1. Mickey and the Seal (1948)
2. Mr. Mouse Takes a Trip (1940)
3. Moose Hunters (1937)
4. Mickey's Parrot (1938)
5. The Pointer (1939)
6. Magician Mickey (1937)
7. Tugboat Mickey (1940)
8. R'coon Dawg (1951)

====Volume 2: Funny Factory with Donald====
All of the shorts on here feature Donald Duck.
1. Canvas Back Duck (1953)
2. Donald's Cousin Gus (1939)
3. Daddy Duck (1948)
4. Window Cleaners (1940)
5. Self Control (1938)
6. Contrary Condor (1944)
7. Donald's Golf Game (1938)

===Wave 2 (2006)===
The second wave of five releases came on November 21, 2006.

====Volume 3: Funny Factory with Goofy====
All of the shorts on here feature Goofy.
1. Goofy and Wilbur (1939)
2. Clock Cleaners (1937)
3. Goofy's Glider (1940)
4. Man's Best Friend (1952)
5. Father's Week End (1953)
6. Father's Lion (1952)
7. Aquamania (1961)

====Volume 4: Funny Factory with Huey, Dewey & Louie====
All of the shorts on here feature Donald Duck and Huey, Dewey, and Louie.
1. Donald's Nephews (1938)
2. Straight Shooters (1947)
3. Sea Scouts (1939)
4. Donald's Off Day (1944)
5. Lion Around (1950)
6. Soup's On (1948)
7. Don's Fountain of Youth (1953)
8. Lucky Number (1951)

== Reception ==
The "seemingly randomised order of the cartoons" makes these compilations more similar to the Cartoon Favorites line rather than to the Disney Treasures.

A review at Animation Magazine wrote that "Unlike Disney's popular tin editions, these single discs don't appear to offer any bonus features, but the low price should make them popular with collectors and casual fans nonetheless"

A review of the Mickey volume at DVD Talk found that "Who this is really for is little kids. The old Disney cartoons, while not especially funny, are cute and lively, and not rerun constantly like the Warner Bros. ones are. So the tots of today may not be as familiar with these, and they will surely find them delightful up to about the age of 8. Everyone else can skip them. Real fans will get the same material on better collections, and casual fans won't find any of these particular cartoons noteworthy." while the Donald volume was assessed as follows: "Donald is no Daffy, that's for sure, and adults aren't going to find more than a few chuckles in any of these. Kids will no doubt find them hilarious indeed -- but if you're going to shell out bucks on cartoons for the kids, why not spend a few more and get a quality set? "

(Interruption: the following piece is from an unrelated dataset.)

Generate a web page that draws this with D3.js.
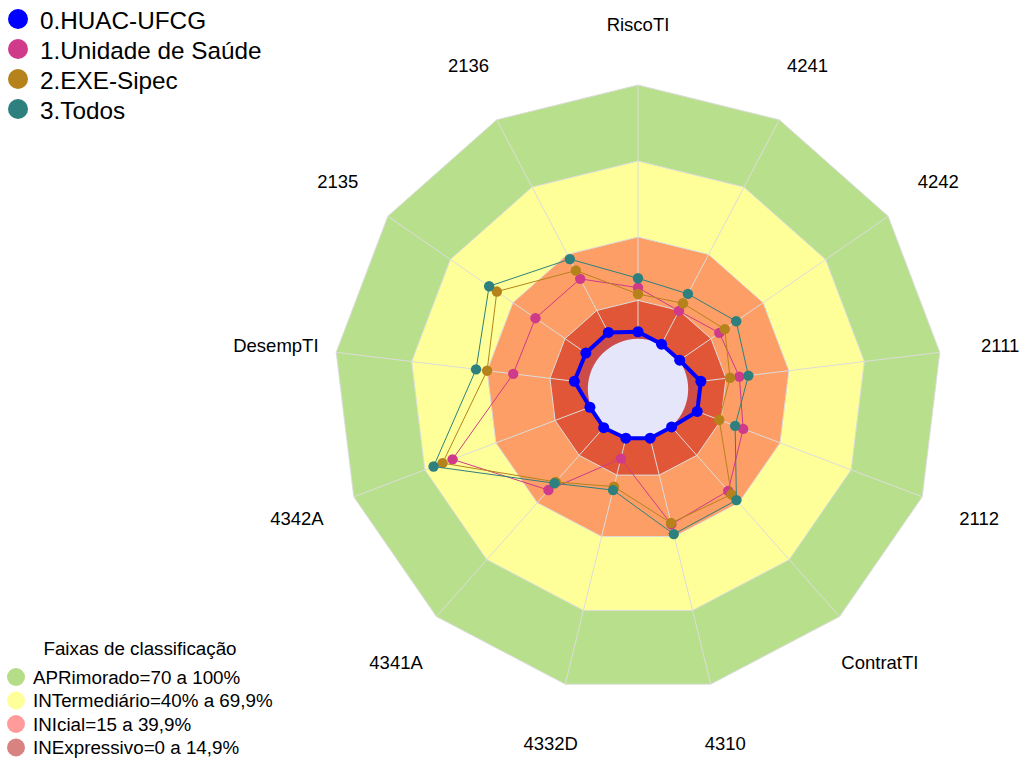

Another review of the Mickey volume stated "For anyone who has decided not to collect all the shorts of Disney's landmark mouse (and now, with three of his four Treasures difficult and fairly pricey to obtain, that's an understandable move for someone very late to the Disney DVD game), Funny Factory with Mickey makes for a pretty nice sampling of his years in color."